Given that passing the costs associated with CO2 emissions on to both producers and consumers is a core element of carbon pricing, it effectively raises the value of units of carbon-intensive/fossil-based energy that don't need to be produced or consumed. In this regard, using carbon revenues to support investment in energy efficiency renovations is a straightforward way to buffer the costs. In fact, a recent study by the Regulatory Assistance Project, based on evidence both from Europe and abroad, shows that directing carbon revenues to energy efficiency saves 7-9 times more carbon than price mechanisms alone, while also delivering other benefits. (Figure 1).
Additionally, investment in improving the energy performance of buildings can offset current regressive forms of revenue generation - i.e. taxes on energy bills - that have higher impacts on low-income households. Taxes calculated as a percentage of income and expenditures clearly place a much heavier burden on such households.

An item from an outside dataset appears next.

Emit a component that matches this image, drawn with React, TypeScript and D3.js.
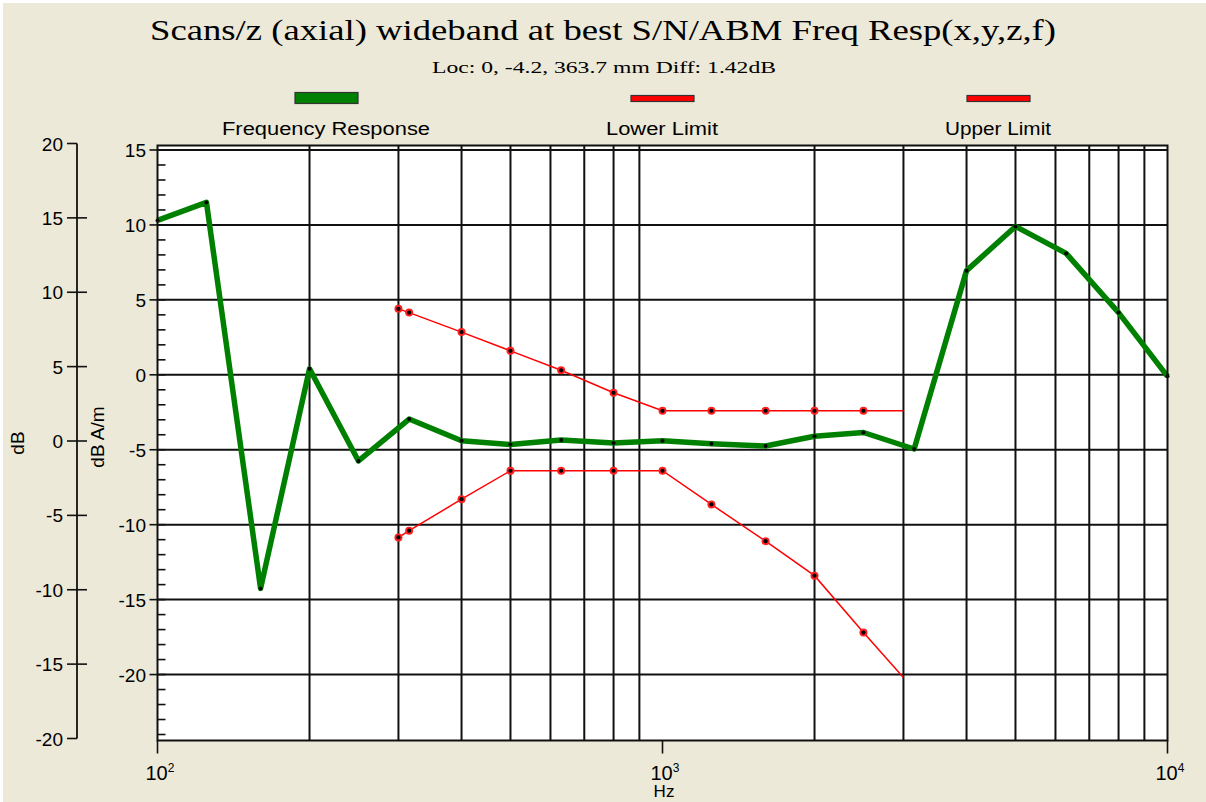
import React from 'react';
import * as d3 from 'd3';

// frequency points (Hz) and measured response (dB A/m)
const freqs = [100, 125, 160, 200, 250, 315, 400, 500, 630, 800, 1000, 1250, 1600, 2000, 2500, 3150, 4000, 5000, 6300, 8000, 10000];
const response = [10.3, 11.5, -14.25, 0.4, -5.75, -2.95, -4.4, -4.65, -4.35, -4.55, -4.4, -4.6, -4.75, -4.1, -3.85, -4.95, 6.95, 9.9, 8.1, 4.15, -0.1];

const limitFreqs = [300, 315, 400, 500, 630, 800, 1000, 1250, 1600, 2000, 2500, 3000];
const upperLimit = [4.4, 4.15, 2.85, 1.6, 0.3, -1.2, -2.4, -2.4, -2.4, -2.4, -2.4, -2.4];
const lowerLimit = [-10.85, -10.4, -8.3, -6.4, -6.4, -6.4, -6.4, -8.65, -11.1, -13.4, -17.2, -20.2];

const innerTicks = [15, 10, 5, 0, -5, -10, -15, -20];
const outerTicks = [20, 15, 10, 5, 0, -5, -10, -15, -20];
const decadeTicks = [100, 1000, 10000];
const decadeLabels = ['2', '3', '4'];

const legendItems = ['Frequency Response', 'Lower Limit', 'Upper Limit'];
const legendWidths = [208, 112, 106];

const W = 1206;
const H = 802;
const sans = '"Liberation Sans", Arial, sans-serif';
const serif = '"Liberation Serif", "Times New Roman", serif';

export default function App() {
  const left = 157.5;
  const right = 1167.5;
  const top = 145.5;
  const bottom = 740.5;

  const x = d3.scaleLog().domain([100, 10000]).range([left, right]);
  const y = d3.scaleLinear().domain([-24.4, 15.3]).range([bottom, top]);
  const yOuter = d3.scaleLinear().domain([-20, 20]).range([738.5, 143.5]);

  const minorX: number[] = [];
  [100, 1000].forEach(d => {
    for (let k = 2; k <= 9; k++) minorX.push(d * k);
  });
  const minorY = d3.range(-24, 16, 1);

  const line = d3.line<[number, number]>()
    .x(d => x(d[0]))
    .y(d => y(d[1]));

  const respPts = freqs.map((f, i) => [f, response[i]] as [number, number]);
  const upPts = limitFreqs.map((f, i) => [f, upperLimit[i]] as [number, number]);
  const lowPts = limitFreqs.map((f, i) => [f, lowerLimit[i]] as [number, number]);

  const legendX = [326, 662, 998];

  return (
    <svg width={W} height={H} style={{ position: 'absolute', left: 0, top: 0 }}>
      <rect x={0} y={0} width={W} height={H} fill="#ffffff" />
      <rect x={3} y={3} width={W - 3} height={H - 3} fill="#ECE9D8" />

      <text x={603} y={40} textAnchor="middle" fontFamily={serif} fontSize={30}
        textLength={906} lengthAdjust="spacingAndGlyphs" fill="#000">
        Scans/z (axial) wideband at best S/N/ABM Freq Resp(x,y,z,f)
      </text>
      <text x={604} y={73} textAnchor="middle" fontFamily={serif} fontSize={16}
        textLength={344} lengthAdjust="spacingAndGlyphs" fill="#000">
        Loc: 0, -4.2, 363.7 mm Diff: 1.42dB
      </text>

      {legendItems.map((name, i) => (
        <g key={name}>
          {i === 0 ? (
            <rect x={legendX[i] - 31} y={92.5} width={63} height={11} fill="#008000" stroke="#333" strokeWidth={1.2} />
          ) : (
            <rect x={legendX[i] - 31} y={95.5} width={63} height={6} fill="#ff0000" stroke="#333" strokeWidth={1.2} />
          )}
          <text x={legendX[i]} y={135} textAnchor="middle" fontFamily={sans} fontSize={18}
            textLength={legendWidths[i]} lengthAdjust="spacingAndGlyphs" fill="#000">{name}</text>
        </g>
      ))}

      {/* plot area */}
      <rect x={left} y={top} width={right - left} height={bottom - top} fill="#ffffff" />

      {minorX.map(f => (
        <line key={'vx' + f} x1={x(f)} x2={x(f)} y1={top} y2={bottom} stroke="#111" strokeWidth={2} />
      ))}
      {innerTicks.map(t => (
        <line key={'hy' + t} x1={left} x2={right} y1={y(t)} y2={y(t)} stroke="#111" strokeWidth={2} />
      ))}
      {minorY.map(t => (
        <line key={'my' + t} x1={left} x2={left + 8} y1={y(t)} y2={y(t)} stroke="#111" strokeWidth={1.6} />
      ))}

      {/* limit lines */}
      <path d={line(upPts) ?? ''} fill="none" stroke="#ff0000" strokeWidth={1.5} />
      <path d={line(lowPts) ?? ''} fill="none" stroke="#ff0000" strokeWidth={1.5} />
      {[upPts, lowPts].map((pts, j) =>
        pts.slice(0, -1).map((p, i) => (
          <g key={'lm' + j + '-' + i}>
            <circle cx={x(p[0])} cy={y(p[1])} r={4} fill="#ff2020" />
            <circle cx={x(p[0])} cy={y(p[1])} r={2.1} fill="#000" />
          </g>
        ))
      )}

      {/* frequency response */}
      <path d={line(respPts) ?? ''} fill="none" stroke="#008000" strokeWidth={5.5} strokeLinejoin="round" />
      {respPts.map((p, i) => (
        <circle key={'rm' + i} cx={x(p[0])} cy={y(p[1])} r={2} fill="#000" />
      ))}

      <rect x={left} y={top} width={right - left} height={bottom - top} fill="none" stroke="#111" strokeWidth={2} />

      {/* inner y axis */}
      {innerTicks.map(t => (
        <g key={'iy' + t}>
          <line x1={left - 8} x2={left} y1={y(t)} y2={y(t)} stroke="#111" strokeWidth={1.6} />
          <text x={146} y={y(t) + 7} textAnchor="end" fontFamily={sans} fontSize={19} fill="#000">{t}</text>
        </g>
      ))}

      {/* outer y axis */}
      <line x1={77} x2={77} y1={yOuter(20)} y2={yOuter(-20)} stroke="#111" strokeWidth={1.8} />
      {outerTicks.map(t => (
        <g key={'oy' + t}>
          <line x1={67} x2={Math.abs(t) === 20 ? 77 : 87} y1={yOuter(t)} y2={yOuter(t)} stroke="#111" strokeWidth={1.6} />
          <text x={63} y={yOuter(t) + 7} textAnchor="end" fontFamily={sans} fontSize={19} fill="#000">{t}</text>
        </g>
      ))}

      <text transform="translate(24,443) rotate(-90)" textAnchor="middle" fontFamily={sans} fontSize={19} fill="#000">dB</text>
      <text transform="translate(104,437) rotate(-90)" textAnchor="middle" fontFamily={sans} fontSize={19} fill="#000">dB A/m</text>

      {/* x axis */}
      {decadeTicks.map((f, i) => (
        <g key={'xt' + f}>
          <line x1={x(f)} x2={x(f)} y1={bottom} y2={bottom + 13} stroke="#111" strokeWidth={1.6} />
          <text x={x(f) - 12} y={780} fontFamily={sans} fontSize={20} fill="#000">
            10<tspan dy={-8} fontSize={12}>{decadeLabels[i]}</tspan>
          </text>
        </g>
      ))}
      <text x={664} y={797} textAnchor="middle" fontFamily={sans} fontSize={17} fill="#000">Hz</text>
    </svg>
  );
}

At least three Member States have programmes that link carbon pricing to energy efficiency. Germany dedicates KfW loans to such projects while in France, the Association national de l'habitat (ANAH) targets renovations of low-income households.
One stand-out example, which could be replicated within the roll-out of the European Green Deal, comes from the Czech Republic, where a 2012 law requires that at least 50% of carbon revenues be devoted to measures that reduce GHG emissions. The Czech scheme directs half of the recycled revenues toward the New Green Savings Scheme, a building renovation programme recognised to be among the most cost-effective energy saving schemes across all sectors in the country.
Over the period 2014-18, €350m was distributed for the energy renovation of over 32,000 dwellings. These subsidies offered to households to undertake renovations achieve a leverage factor of about 1:3, with each euro invested by the State attracting a further three euro of private (householder) investment. If this 1:3 return was to be sustained and 100% of national revenues were to be recycled into the scheme, by 2030 in the Czech Republic alone, ETS revenues of €4-7bn could deliver €12-21bn of investment in renovation.
An evaluation of the broader benefits of these investments found that for each €1m of State investment, a return to public budgets of €0.97 to 1.21m accrued through income tax paid by companies and their employees, lower costs to social and health insurance, and reduced payout of unemployment benefits. In parallel, the expenditure induced GDP growth of between €2.13 and 3.39m.
Ultimately, the evaluation shows that all of these benefits to public budgets and the economy were achieved while reducing CO2 emissions far beyond what could have been done by using the same money to abate CO2 in power markets.
If similar programmes were rolled out across the EU as part of the Renovation Wave, the impacts would be exponential.
Louise Sunderland from the Regulatory Assistance Project at Renovate Europe Day 2019 presenting the research on recycling of carbon revenues for energy efficiency. Photo: ©Simon Pugh Photography
The ambition of the European Green Deal may have taken some by surprise and they may believe that the ambition cannot be achieved because adequate financial resources cannot be found to meet the ambition. As can be seen from this article, there are innovative ways to finance elements of the Green Deal - such as the Renovation Wave - that will simultaneously help the Green Deal to succeed and spread benefits to society at large.
When the Member States come to roll out their Renovation Waves, I hope that they will use their carbon revenues to finance them!